Hi James,

Thanks for the info, sounds like we have a way to solve our problem. I have some additional questions. The spdk_mem_register() function, it just adds the region to the SPDK allocation map, right? It does not touch or modifies the memory in any way, right? Is it safe to say that we may register with SPDK all our pre-allocated memory when the application starts and just keep it that way?

Sincerely,

E.

 

 

From: Harris, James R
Sent: Wednesday, February 7, 2018 2:11 AM
To: Storage Performance Development Kit
Subject: Re: [SPDK] Memory buffer allocation in SPDK

 

 

 

From: SPDK <spdk-bounces@lists.01.org> on behalf of Ernest Zaslavsky <kreuzerkrieg@gmail.com>
Reply-To: Storage Performance Development Kit <spdk@lists.01.org>
Date: Tuesday, February 6, 2018 at 6:32 AM
To: "spdk@lists.01.org" <spdk@lists.01.org>
Subject: [SPDK] Memory buffer allocation in SPDK

 

Hi,

I’ve found this discussion https://lists.01.org/pipermail/spdk/2016-December/000251.html on memory allocation.

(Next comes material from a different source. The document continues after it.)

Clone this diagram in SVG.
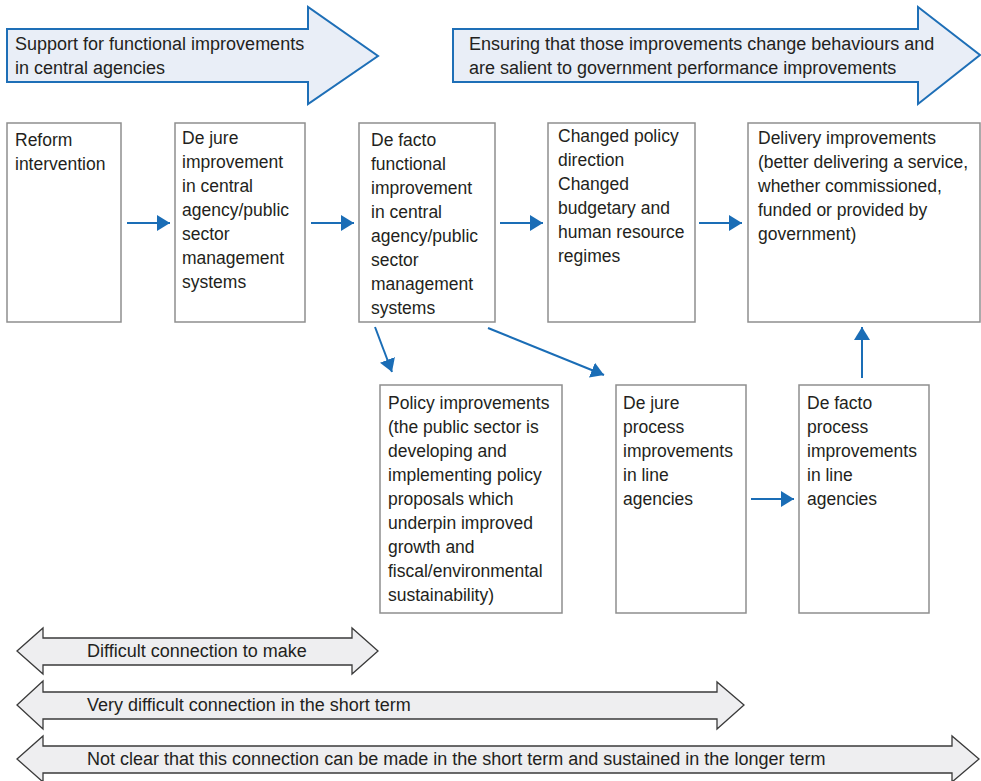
<svg xmlns="http://www.w3.org/2000/svg" width="981" height="781" viewBox="0 0 981 781">
<defs>
<style>
.band{fill:#e9eef7;stroke:#1e6fb7;stroke-width:2}
.box{fill:#ffffff;stroke:#8e8e8e;stroke-width:1.5}
.t{font-family:"Liberation Sans",Arial,sans-serif;font-size:17.5px;fill:#231f20}
.tb{font-family:"Liberation Sans",Arial,sans-serif;font-size:18px;fill:#231f20}
.conn{stroke:#1a6db6;stroke-width:2;fill:none}
.dbl{fill:#eeeef0;stroke:#3a3a3a;stroke-width:1.3}
</style>
<marker id="ah" markerUnits="userSpaceOnUse" markerWidth="14" markerHeight="16" refX="13" refY="8" orient="auto">
<path d="M0,0 L13,8 L0,16 Z" fill="#1a6db6"/>
</marker>
</defs>
<rect width="981" height="781" fill="#ffffff"/>

<g id="band1">
<polygon class="band" points="7,29 308,29 308,7 378,56 308,104 308,82 7,82"/>
<text class="tb" x="15" y="50">Support for functional improvements</text>
<text class="tb" x="15" y="74">in central agencies</text>
</g>
<g id="band2">
<polygon class="band" points="453,29 918,29 918,7 980,55 918,104 918,82 453,82"/>
<text class="tb" x="469" y="50">Ensuring that those improvements change behaviours and</text>
<text class="tb" x="469" y="74">are salient to government performance improvements</text>
</g>

<g id="n1">
<rect class="box" x="7" y="123" width="114" height="199"/>
<text class="t" x="15" y="146">Reform</text>
<text class="t" x="15" y="170">intervention</text>
</g>
<g id="n2">
<rect class="box" x="175" y="123" width="130" height="199"/>
<text class="t" x="182" y="144">De jure</text>
<text class="t" x="182" y="168">improvement</text>
<text class="t" x="182" y="192">in central</text>
<text class="t" x="182" y="216">agency/public</text>
<text class="t" x="182" y="240">sector</text>
<text class="t" x="182" y="264">management</text>
<text class="t" x="182" y="288">systems</text>
</g>
<g id="n3">
<rect class="box" x="359" y="123" width="136" height="199"/>
<text class="t" x="371" y="146">De facto</text>
<text class="t" x="371" y="170">functional</text>
<text class="t" x="371" y="194">improvement</text>
<text class="t" x="371" y="218">in central</text>
<text class="t" x="371" y="242">agency/public</text>
<text class="t" x="371" y="266">sector</text>
<text class="t" x="371" y="290">management</text>
<text class="t" x="371" y="314">systems</text>
</g>
<g id="n4">
<rect class="box" x="548" y="123" width="147" height="199"/>
<text class="t" x="558" y="142">Changed policy</text>
<text class="t" x="558" y="166">direction</text>
<text class="t" x="558" y="190">Changed</text>
<text class="t" x="558" y="214">budgetary and</text>
<text class="t" x="558" y="238">human resource</text>
<text class="t" x="558" y="262">regimes</text>
</g>
<g id="n5">
<rect class="box" x="748" y="123" width="232" height="199"/>
<text class="t" x="758" y="144">Delivery improvements</text>
<text class="t" x="758" y="168">(better delivering a service,</text>
<text class="t" x="758" y="192">whether commissioned,</text>
<text class="t" x="758" y="216">funded or provided by</text>
<text class="t" x="758" y="240">government)</text>
</g>
<g id="n6">
<rect class="box" x="380" y="385" width="182" height="228"/>
<text class="t" x="388" y="409">Policy improvements</text>
<text class="t" x="388" y="433">(the public sector is</text>
<text class="t" x="388" y="457">developing and</text>
<text class="t" x="388" y="481">implementing policy</text>
<text class="t" x="388" y="505">proposals which</text>
<text class="t" x="388" y="529">underpin improved</text>
<text class="t" x="388" y="553">growth and</text>
<text class="t" x="388" y="577">fiscal/environmental</text>
<text class="t" x="388" y="601">sustainability)</text>
</g>
<g id="n7">
<rect class="box" x="616" y="385" width="130" height="228"/>
<text class="t" x="623" y="409">De jure</text>
<text class="t" x="623" y="433">process</text>
<text class="t" x="623" y="457">improvements</text>
<text class="t" x="623" y="481">in line</text>
<text class="t" x="623" y="505">agencies</text>
</g>
<g id="n8">
<rect class="box" x="799" y="385" width="130" height="228"/>
<text class="t" x="807" y="409">De facto</text>
<text class="t" x="807" y="433">process</text>
<text class="t" x="807" y="457">improvements</text>
<text class="t" x="807" y="481">in line</text>
<text class="t" x="807" y="505">agencies</text>
</g>

<g id="connectors">
<line class="conn" x1="127" y1="223" x2="170" y2="223" marker-end="url(#ah)"/>
<line class="conn" x1="311" y1="223" x2="354" y2="223" marker-end="url(#ah)"/>
<line class="conn" x1="500" y1="223" x2="543" y2="223" marker-end="url(#ah)"/>
<line class="conn" x1="699" y1="223" x2="742" y2="223" marker-end="url(#ah)"/>
<line class="conn" x1="375" y1="327" x2="392" y2="372" marker-end="url(#ah)"/>
<line class="conn" x1="488" y1="328" x2="604" y2="375" marker-end="url(#ah)"/>
<line class="conn" x1="751" y1="499" x2="794" y2="499" marker-end="url(#ah)"/>
<line class="conn" x1="862" y1="378" x2="862" y2="327" marker-end="url(#ah)"/>
</g>

<g id="span1">
<polygon class="dbl" points="17,651 43,628 43,638 352,638 352,628 378,651 352,674 352,665 43,665 43,674"/>
<text class="tb" x="87" y="657">Difficult connection to make</text>
</g>
<g id="span2">
<polygon class="dbl" points="17,705 43,681 43,692 717,692 717,682 744,705 717,729 717,719 43,719 43,729"/>
<text class="tb" x="87" y="711">Very difficult connection in the short term</text>
</g>
<g id="span3">
<polygon class="dbl" points="17,759 43,736 43,746 952,746 952,736 979,759 952,782 952,773 43,773 43,782"/>
<text class="tb" x="87" y="765">Not clear that this connection can be made in the short term and sustained in the longer term</text>
</g>
</svg>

I have similar situation – our application uses some allocator to create IO buffers, but of course, SPDK would not accept such a buffer. So I have two questions:

1)      I cant find in code the spdk_vtophys_register() mentioned in the above link, is it removed? If not, where is it? How to use it?

 

Hi Ernest,

 

spdk_mem_register() is the equivalent function now.  This will register the specified buffer not only for virtual-to-physical address translation, but also for RDMA operations using the SPDK NVMe-oF driver.

 

2)      In case our allocator uses hugepages and it is aligned on 4Kib boundary, is there a way to make the SPDK believe that this buffer could be used for NVMe IO?

 

spdk_mem_register() is the function to use.  Note that currently for vtophys translation, the specified buffer must be 2MiB aligned and an even 2MiB multiple.